[Before reading Sommer (2016) I had written the following as I was simply guessing from how the question was posed that it was going to look, in the relevant mathematical aspect, like Borella, De Nardi & Yang (2018) - The Aggregate Implications of Gender and Marriage. What I said does not apply to Sommer (2016) but I leave it here as it may still be of interest.]
I expect you mean something like a model in which there are two types of agents, ‘married couple’ and ‘single female’.
With some probability s1, a single female survives and so with 1-s1 they die and get zero utility (or a warm glow of bequest). This is a standard exogenous survival probability.
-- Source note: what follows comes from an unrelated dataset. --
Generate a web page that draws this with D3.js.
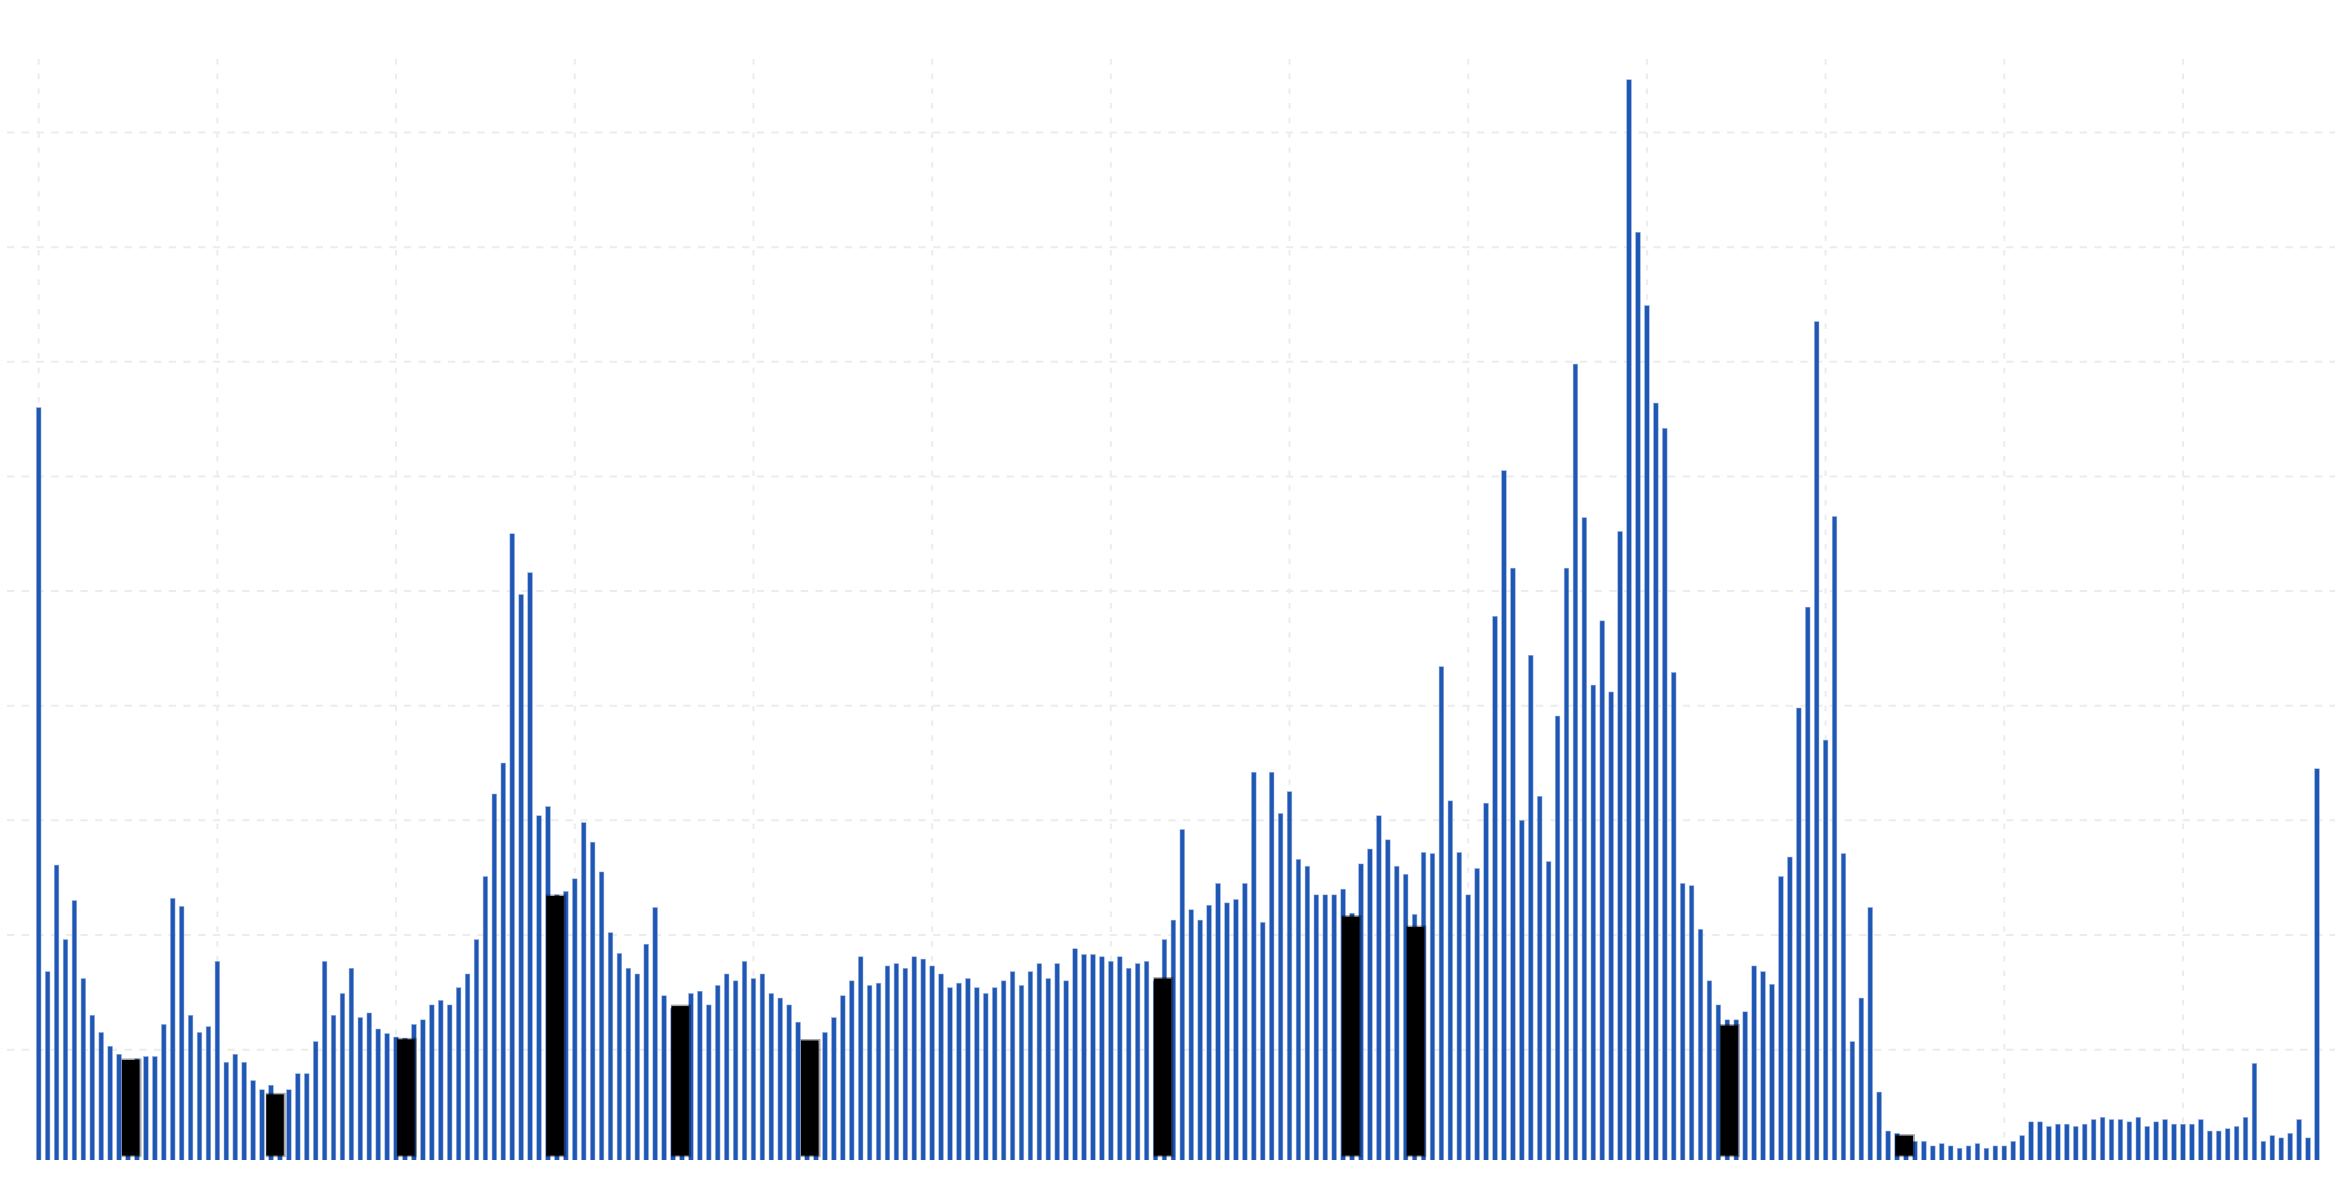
<!DOCTYPE html>
<html><head><meta charset="utf-8">
<script src="https://cdn.jsdelivr.net/npm/d3@7"></script>
<style>html,body{margin:0;padding:0;background:#fff;overflow:hidden}</style>
</head><body>
<svg id="chart" width="2335" height="1182"></svg>
<script>
// ---- data ----
const categories = d3.range(256); // one bar per period, index 0..255
const values = [
6.60,1.68,2.61,1.96,2.30,1.62,1.30,1.15,1.03,0.96,
0.90,0.92,0.94,0.94,1.22,2.32,2.25,1.30,1.15,1.20,
1.77,0.89,0.96,0.89,0.73,0.65,0.69,0.60,0.65,0.79,
0.79,1.07,1.77,1.30,1.49,1.71,1.28,1.32,1.18,1.14,
1.11,1.10,1.22,1.26,1.39,1.43,1.39,1.54,1.66,1.96,
2.51,3.23,3.50,5.50,4.97,5.16,3.04,3.12,2.35,2.38,
2.49,2.98,2.81,2.55,2.02,1.84,1.71,1.66,1.92,2.24,
1.47,1.36,1.35,1.49,1.51,1.39,1.56,1.66,1.60,1.77,
1.62,1.66,1.49,1.45,1.39,1.24,1.05,1.05,1.15,1.28,
1.47,1.60,1.81,1.56,1.58,1.73,1.75,1.71,1.81,1.79,
1.73,1.66,1.54,1.58,1.62,1.54,1.49,1.54,1.60,1.68,
1.56,1.68,1.75,1.62,1.75,1.60,1.88,1.83,1.83,1.81,
1.77,1.81,1.71,1.75,1.77,1.60,1.96,2.13,2.92,2.22,
2.13,2.26,2.45,2.28,2.31,2.45,3.42,2.11,3.42,3.06,
3.25,2.66,2.60,2.35,2.35,2.35,2.40,2.19,2.62,2.75,
3.04,2.83,2.60,2.53,2.18,2.72,2.71,4.34,3.17,2.72,
2.35,2.58,3.15,4.78,6.05,5.20,3.00,4.44,3.21,2.64,
3.91,5.20,6.98,5.64,4.18,4.74,4.12,5.52,9.46,8.13,
7.49,6.64,6.42,4.29,2.45,2.43,2.05,1.60,1.39,1.26,
1.26,1.33,1.73,1.68,1.57,2.51,2.68,3.98,4.86,7.35,
3.70,5.65,2.71,1.07,1.45,2.24,0.63,0.29,0.27,0.22,
0.20,0.20,0.16,0.18,0.16,0.14,0.16,0.18,0.14,0.16,
0.16,0.20,0.25,0.37,0.37,0.33,0.35,0.35,0.33,0.35,
0.39,0.41,0.39,0.39,0.37,0.41,0.33,0.37,0.39,0.35,
0.35,0.35,0.39,0.29,0.29,0.31,0.33,0.41,0.88,0.20,
0.25,0.23,0.27,0.39,0.23,3.45
];
// highlighted (black) periods: position on the same index axis, and value
const highlightAt = [10.3, 26.45, 41.1, 57.8, 71.8, 86.3, 125.8, 146.85, 154.1, 189.2, 208.8];
const highlightValues = [0.91, 0.61, 1.09, 2.34, 1.38, 1.08, 1.62, 2.16, 2.07, 1.21, 0.25];
// gridlines
const yTicks = [1,2,3,4,5,6,7,8,9];
const xTicks = d3.range(0, 241, 20);

// ---- layout ----
const W = 2335, H = 1182;
const plot = {left: 7, right: 2335, top: 59, bottom: 1160};
const svg = d3.select('#chart');

const x = d3.scaleLinear().domain([0, 255]).range([38.7, 2317]);
const step = x(1) - x(0);
const y = d3.scaleLinear().domain([0, 9]).range([1164.3, 132.5]);

const defs = svg.append('defs');
defs.append('clipPath').attr('id', 'plotclip')
  .append('rect').attr('x', 0).attr('y', plot.top)
  .attr('width', W).attr('height', plot.bottom - plot.top);

// gridlines
const grid = svg.append('g').attr('class', 'grid');
grid.selectAll('line.h').data(yTicks).join('line').attr('class', 'h')
  .attr('x1', plot.left).attr('x2', plot.right)
  .attr('y1', d => y(d)).attr('y2', d => y(d))
  .attr('stroke', '#ececec').attr('stroke-width', 2)
  .attr('stroke-dasharray', '7.3,7.4');
grid.selectAll('line.v').data(xTicks).join('line').attr('class', 'v')
  .attr('x1', d => x(d)).attr('x2', d => x(d))
  .attr('y1', plot.top).attr('y2', plot.bottom)
  .attr('stroke', '#ececec').attr('stroke-width', 2)
  .attr('stroke-dasharray', '5.5,9.2');

const g = svg.append('g').attr('clip-path', 'url(#plotclip)');
const bw = step * 0.52;
g.selectAll('rect.bar').data(categories).join('rect').attr('class', 'bar')
  .attr('x', d => x(d) - bw / 2)
  .attr('width', bw)
  .attr('y', d => y(values[d]))
  .attr('height', d => y(0) - y(values[d]))
  .attr('fill', '#1f57b5')
  .attr('stroke', '#9db4e0').attr('stroke-width', 0.5);

// highlighted black periods
const hb = svg.append('g');
const hw = step * 1.96;
const hBase = 1155.6;
const hData = highlightAt.map((p, i) => ({p, v: highlightValues[i]}));
hb.selectAll('rect.shadow').data(hData).join('rect').attr('class', 'shadow')
  .attr('x', d => x(d.p) - hw / 2 - 0.5)
  .attr('y', d => y(d.v) - 1.5)
  .attr('width', hw + 2.5)
  .attr('height', d => hBase - y(d.v) + 3)
  .attr('fill', 'rgba(0,0,0,0.35)');
hb.selectAll('rect.hl').data(hData).join('rect').attr('class', 'hl')
  .attr('x', d => x(d.p) - hw / 2)
  .attr('y', d => y(d.v))
  .attr('width', hw)
  .attr('height', d => hBase - y(d.v))
  .attr('fill', '#000');
</script>
</body></html>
What you refer to (if I understand correctly) would be that a ‘married couple’ has a survival probability s2, and with probability 1-s2 the husband dies and the household therefore becomes a single female and gets the value function of the single female from then on.
VFI Toolkit cannot quite handle this. Specifically it cannot handle that you have different parameters for different types, but that these types are not permanent. VFI Toolkit can handle different parameters (and much more) for different permanent types. These kind of ‘evolving types’ can easily be done as a markov state, but then you cannot easily make the parameters different as toolkit does not permit parameters to depend on exogenous states.
Note that you could actually ‘fool’ the toolkit to solve this, just it gets really messy (you would have to put all parameters for both married and single into the return function, and then use an if statement for them).
[BDY2018 allow married to single female or to single male, but conceptually this is much the same thing from coding perspective.]